Methods: Using dietary data collected from a nationally representative sample of 29,113 US adults from the National Health and Nutrition Examination Survey (NHANES) 1999-2010, we created a comprehensive Diet Quality Index (cDQI) to distinguish the quality of plant- and animal-based dietary components. Higher intake of healthful plant- or animal-based components received higher scores whereas higher intake of less healthful components received lower scores. Mortality from all causes, cardiovascular diseases (CVD), and cancer were obtained from the National Death Index. Cox proportional hazard models were used to estimate hazard ratios (HRs) and 95% confidence intervals (CIs) after multivariable adjustments.

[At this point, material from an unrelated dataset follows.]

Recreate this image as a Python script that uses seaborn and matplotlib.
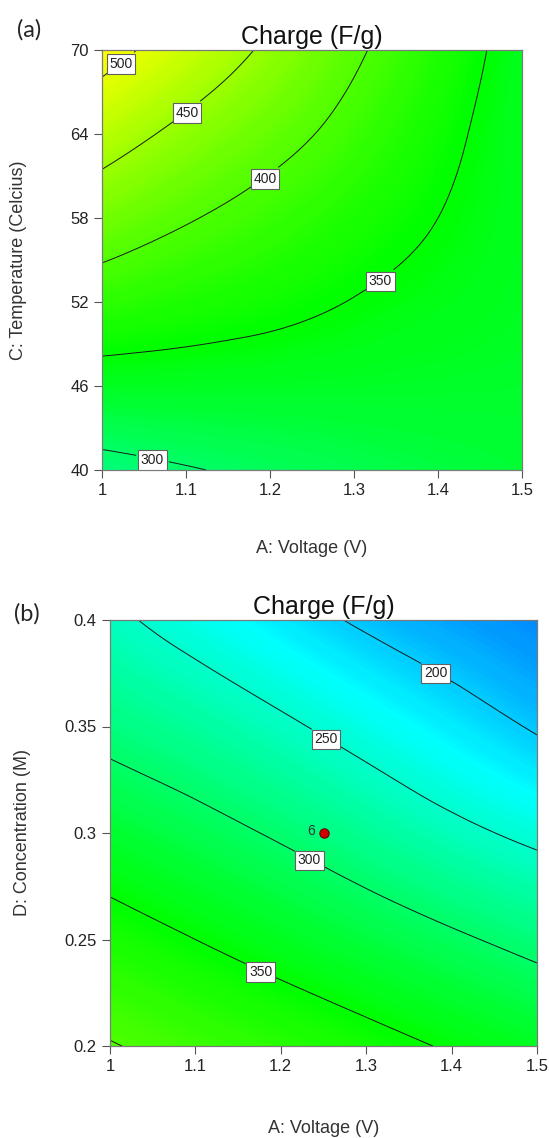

Results: During a median follow-up of 7.8 years, 2,860 total deaths occurred, including 726 CVD deaths and 671 cancer deaths. Compared to individuals in the lowest quartile, those in the highest quartile of cDQI had 27% lower all-cause mortality (HR=0.73, 95% CI: 0.62-0.87; p-trend=0.001) and 37% lower cancer mortality (HR=0.63, 95% CI: 0.43-0.92; p-trend=0.03). After controlling for animal-based components, higher quality of plant-based components remained significantly associated with lower all-cause mortality (Q4 vs. Q1: HR=0.74; 95% CI: 0.62-0.89, p-trend<0.001) and cancer mortality (Q4 vs. Q1: HR=0.62; 95% CI: 0.43-0.91, p-trend=0.02) whereas no associations were found for the animal-based components. The lower mortality associated with plant-based diet was stronger among individuals with comorbidities at baseline (all-cause mortality: HR=0.69, 95% CI: 0.57-0.83; p-trend<0.0001; CVD mortality: HR=0.66, 95% CI: 0.45-0.98; p-trend=0.04; cancer mortality: HR=0.44, 95% CI: 0.24-0.80; p-trend=0.003).
Conclusion: Improving the quality of plant-based dietary components may play a more important role in reducing mortality than improving the quality of animal-based ones, especially among individuals with chronic health conditions.